I recently attended the Joint Conference of The National Council on the Aging and the American Society on Aging in the lovely windy city of Chicago. It was a whirlwind four days of activity, excitement, and exhaustion…all well worth it. The conference brought together almost 4000 professional in the many fields of aging and was a forum for hot aging issues. Sheila Quirke, LCSW and Lisa Vanermark, LCSW of Presbyterian Homes in Evanston Illinois addressed one very interesting and timely issue. They talked about Baby Boomers as caregivers and described them as “…unique, with specific needs. Their sheer numbers, strong appetite for information, and history of challenging the norm has led them to reshape developmental milestones. Faced with the challenge of caring for older adults while anticipating their own future, Boomers are forcing professionals to acknowledge the gap in current caregiving supports.”

The Baby Boomer generation is known for its passionate embrace of causes and questioning of authority. These traits, once looked at as negative by society, are now changing the stereotypical image of who a caregiver is. No longer can society assume they are women content to accept the role as a gender expectation. Many caregivers today are working men and women raising families while caring for disabled spouses, children, or parents. They are also grandparents raising grandchildren.
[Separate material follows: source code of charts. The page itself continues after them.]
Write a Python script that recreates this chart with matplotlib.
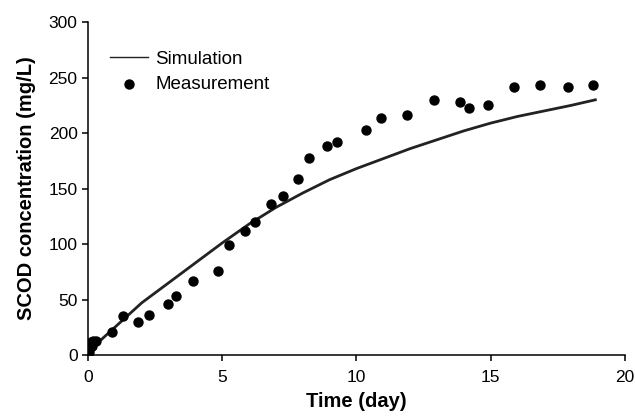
import matplotlib.pyplot as plt

plt.rcParams['font.family'] = ['Liberation Sans', 'DejaVu Sans']

# simulation curve
sim_t = [0, 0.5, 1, 1.5, 2, 2.5, 3, 4, 5, 6, 7, 8, 9, 10, 11, 12, 13, 14, 15, 16, 17, 18, 18.9]
sim_c = [6, 14, 25, 36, 47, 56, 65, 83, 101, 118, 133, 146, 158, 168, 177, 186, 194, 202, 209, 215, 220, 225, 230]

# measured points
meas_t = [0, 0.05, 0.1, 0.15, 0.2, 0.3, 0.05, 0.89, 1.3, 1.86, 2.27, 2.97, 3.27, 3.92, 4.85,
          5.26, 5.85, 6.22, 6.8, 7.25, 7.83, 8.23, 8.9, 9.27, 10.35, 10.9, 11.87, 12.89,
          13.85, 14.2, 14.89, 15.87, 16.83, 17.87, 18.8]
meas_c = [9, 5, 12, 8, 13, 13, 3, 21, 35, 30, 36, 46, 53, 67, 76,
          99, 112, 120, 136, 143, 159, 178, 188, 192, 203, 214, 216, 230,
          228, 223, 225, 242, 243, 242, 243]

fig = plt.figure(figsize=(6.35, 4.18), dpi=100)
ax = fig.add_axes([0.1386, 0.1507, 0.8454, 0.7963])

ax.plot(sim_t, sim_c, color='#222222', linewidth=2.0, label='Simulation')
ax.scatter(meas_t, meas_c, s=42, color='black', zorder=3, label='Measurement')

ax.set_xlim(0, 20)
ax.set_ylim(0, 300)
ax.set_xticks([0, 5, 10, 15, 20])
ax.set_yticks([0, 50, 100, 150, 200, 250, 300])
ax.spines['top'].set_visible(False)
ax.spines['right'].set_visible(False)
ax.spines['left'].set_linewidth(1.1)
ax.spines['bottom'].set_linewidth(1.1)
ax.tick_params(direction='out', length=4.5, width=1.1, labelsize=12.5)
ax.tick_params(axis='x', pad=6)
ax.tick_params(axis='y', pad=3)

ax.set_xlabel('Time (day)', fontsize=14.5, fontweight='bold', labelpad=5)
ax.set_ylabel('SCOD concentration (mg/L)', fontsize=14.5, fontweight='bold', labelpad=9)

leg = ax.legend(loc='upper left', bbox_to_anchor=(0.01, 0.965), frameon=False,
                fontsize=13.5, handlelength=2.0, handletextpad=0.4, labelspacing=0.45)
for line in leg.get_lines():
    line.set_linewidth(1.0)

fig.savefig('out.png', dpi=100)
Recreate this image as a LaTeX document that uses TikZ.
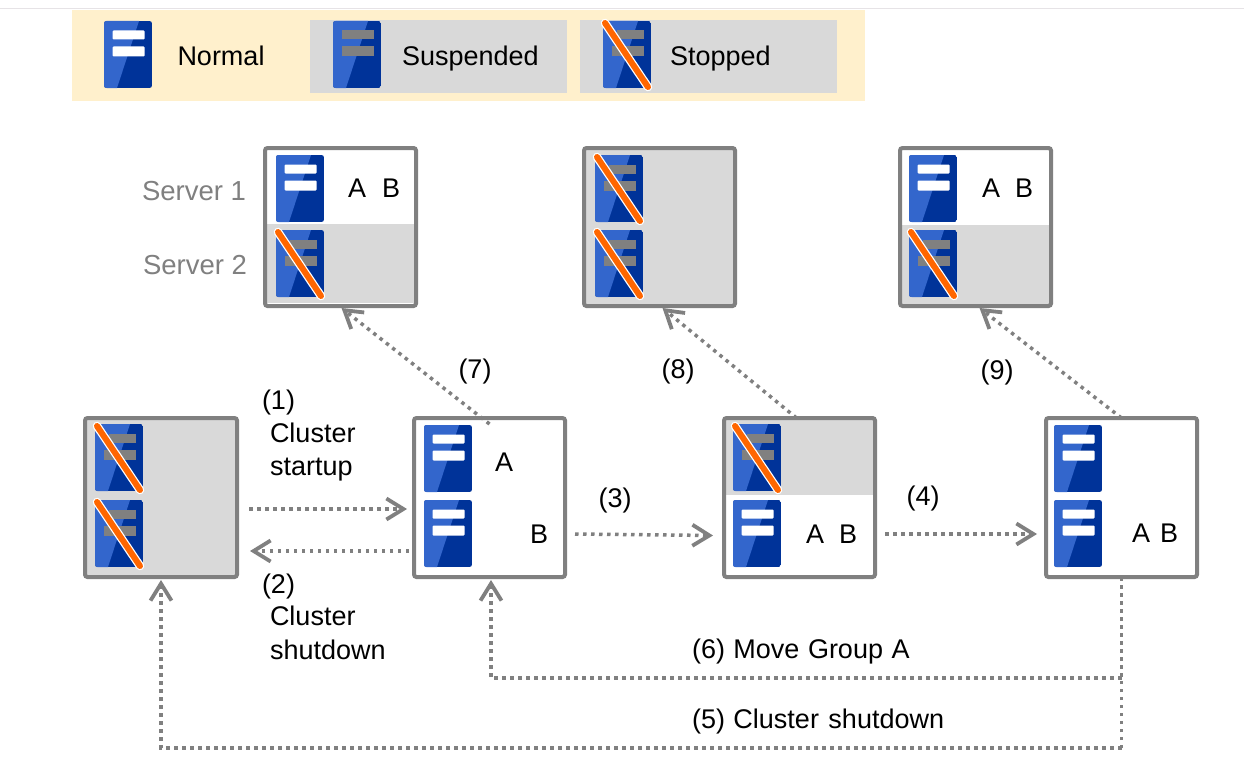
\documentclass[tikz,border=0pt]{standalone}
\usepackage{fontspec}
\setmainfont{Liberation Sans}
\usetikzlibrary{arrows.meta}
\definecolor{lightblue}{HTML}{3366CC}
\definecolor{darkblue}{HTML}{003399}
\definecolor{midgray}{HTML}{808080}
\definecolor{panel}{HTML}{D9D9D9}
\definecolor{cream}{HTML}{FFF0CC}
\definecolor{hair}{HTML}{E6E3E6}
\definecolor{slash}{HTML}{FF6600}
\tikzset{
  iconbase/.pic={
    \begin{scope}
      \clip[rounded corners=2.5] (0,0) rectangle (48,67);
      \fill[darkblue] (0,0) rectangle (48,67);
      \fill[lightblue] (0,0) -- (35,0) -- (13,67) -- (0,67) -- cycle;
    \end{scope}
  },
  srvnormal/.pic={
    \pic {iconbase};
    \fill[white,rounded corners=1] (8.5,9.5) rectangle (40.5,18.5);
    \fill[white,rounded corners=1] (8.5,25.5) rectangle (40.5,35.5);
  },
  srvsusp/.pic={
    \pic {iconbase};
    \fill[midgray] (8.5,9.5) rectangle (40.5,18.5);
    \fill[midgray] (8.5,25.5) rectangle (40.5,35.5);
  },
  srvstop/.pic={
    \pic {iconbase};
    \fill[midgray] (14,9.5) rectangle (40.5,18.5);
    \fill[midgray] (8.5,25.5) rectangle (40.5,35.5);
    \draw[white,line width=8.5,line cap=round] (2,2) -- (45,66);
    \draw[slash,line width=6,line cap=round] (2,2) -- (45,66);
  },
  box/.style={draw=midgray,line width=4,rounded corners=2.5,minimum width=151,minimum height=158,inner sep=0,outer sep=0},
  conn/.style={draw=midgray,line width=3.5,dash pattern=on 3.5pt off 4.5pt,-{Straight Barb[length=17pt,width=21pt,line width=3.8pt]}},
  plainconn/.style={draw=midgray,line width=3.5,dash pattern=on 3.5pt off 4.5pt},
  lab/.style={font=\fontsize{27}{32}\selectfont,anchor=base west,inner sep=0,outer sep=0,text=black},
  clab/.style={font=\fontsize{27}{32}\selectfont,anchor=base,inner sep=0,outer sep=0,text=black},
  glab/.style={font=\fontsize{27.5}{32}\selectfont,anchor=base east,inner sep=0,outer sep=0,text=midgray},
}
\begin{document}
\begin{tikzpicture}[x=1pt,y=-1pt]
\useasboundingbox (0,0) rectangle (1244,776);
\fill[white] (0,0) rectangle (1244,776);
\fill[hair] (0,8) rectangle (1244,9.5);
% legend
\fill[cream] (72,10) rectangle (865,101);
\fill[panel] (310,20) rectangle (567,92.5);
\fill[panel] (580,20) rectangle (837,92.5);
\pic at (104,21) {srvnormal};
\pic at (333,21) {srvsusp};
\pic at (603,21) {srvstop};
\node[lab] (lnormal) at (177.5,66) {Normal};
\node[lab] (lsusp) at (402,66) {Suspended};
\node[lab] (lstop) at (670,66) {Stopped};
% panels
\fill[panel] (265,224) rectangle (416,303);
\fill[panel] (584,148) rectangle (735,304);
\fill[panel] (900,225) rectangle (1051,304);
\fill[panel] (85,418) rectangle (237,575);
\fill[panel] (724,418) rectangle (875,495);
% boxes
\node[box] (T1) at (340.5,227) {};
\node[box] (T2) at (659.5,227) {};
\node[box] (T3) at (975.5,227) {};
\node[box,minimum width=152,minimum height=159] (L0) at (161,497.5) {};
\node[box,minimum height=159] (L1) at (489.5,497.5) {};
\node[box,minimum height=159] (L2) at (799.5,497.5) {};
\node[box,minimum height=159] (L3) at (1121.5,497.5) {};
% icons
\pic at (276,155) {srvnormal};
\pic at (276,230) {srvstop};
\pic at (595,155) {srvstop};
\pic at (595,230) {srvstop};
\pic at (909,155) {srvnormal};
\pic at (909,230) {srvstop};
\pic at (95,424) {srvstop};
\pic at (95,500) {srvstop};
\pic at (424,425) {srvnormal};
\pic at (424,500) {srvnormal};
\pic at (733,424) {srvstop};
\pic at (733,500) {srvnormal};
\pic at (1054,425) {srvnormal};
\pic at (1054,500) {srvnormal};
% group letters
\node[clab] (a1) at (357,197) {A};
\node[clab] (b1) at (391,197) {B};
\node[clab] (a3) at (991,197) {A};
\node[clab] (b3) at (1024,197) {B};
\node[clab] (a4) at (504,471) {A};
\node[clab] (b4) at (539,543) {B};
\node[clab] (a5) at (815,543) {A};
\node[clab] (b5) at (848,543) {B};
\node[clab] (a6) at (1141,542) {A};
\node[clab] (b6) at (1169,542) {B};
\node[glab] (s1) at (246,200) {Server 1};
\node[glab] (s2) at (247,274) {Server 2};
% connectors
\draw[conn] ([shift={(12,11.5)}]L0.east) -- ([shift={(-7,11.5)}]L1.west);
\draw[conn] ([shift={(-5,53.5)}]L1.west) -- ([shift={(13,53.5)}]L0.east);
\draw[conn] ([shift={(10,36.5)}]L1.east) -- ([shift={(-11,38)}]L2.west);
\draw[conn] ([shift={(10,36.5)}]L2.east) -- ([shift={(-9,36.5)}]L3.west);
\draw[conn] ([shift={(0,6)}]L1.north) -- ([shift={(1,2)}]T1.south);
\draw[conn] ([shift={(-3,0)}]L2.north) -- ([shift={(3,2)}]T2.south);
\draw[conn] (L3.north) -- ([shift={(4,2)}]T3.south);
\coordinate (j6) at (L3.south |- 0,678);
\coordinate (k6) at ([xshift=1.5]L1.south |- 0,678);
\coordinate (j5) at (L3.south |- 0,748);
\coordinate (k5) at (L0.south |- 0,748);
\draw[plainconn] (L3.south) -- (j6);
\draw[plainconn] (j5) -- (j6);
\draw[conn] (j6) -- (k6) -- ([shift={(1.5,3)}]L1.south);
\draw[conn] (j5) -- (k5) -- ([shift={(0,3)}]L0.south);
% labels
\node[lab] (n1) at (262,409) {(1)};
\node[lab] (n1a) at (270,442) {Cluster};
\node[lab] (n1b) at (270,475) {startup};
\node[lab] (n2) at (262,593) {(2)};
\node[lab] (n2a) at (270,625) {Cluster};
\node[lab] (n2b) at (270,659) {shutdown};
\node[clab] (n3) at (615,507) {(3)};
\node[clab] (n4) at (923,505) {(4)};
\node[clab] (n7) at (475,378) {(7)};
\node[clab] (n8) at (678,378) {(8)};
\node[clab] (n9) at (997,379) {(9)};
\node[lab] (n6) at (692,658) {(6)\hspace{1pt} Move\hspace{1pt} Group\hspace{1pt} A};
\node[lab] (n5) at (692,728) {(5)\hspace{1pt} Cluster\hspace{2pt} shutdown};
\end{tikzpicture}
\end{document}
They are people passionately concerned about their loved ones who want to, or have to, continue to work while providing the best care possible.

In order to do this they want affordable respite, financial help in the form of direct payment for care and/or tax incentives, and accessible resources that enable loved ones to live safely in the community. They expect and demand quality institutional care, which is changing the way, assisted living facilities and nursing homes are held accountable. They also want standards set in place to meet their needs as future care-receivers.

This generation is a growing revolutionary force to be reckoned with. According to a recent survey by The Media Audit, the 50-plus age group has grown to represent approximately 36% of the American population in the past five years. And as history has shown Baby Boomers will not age in silence; their voices will only get louder. Add your voice by calling or writing your congressmen and women. Tell them to make caregiving issues a priority on the legislative agenda.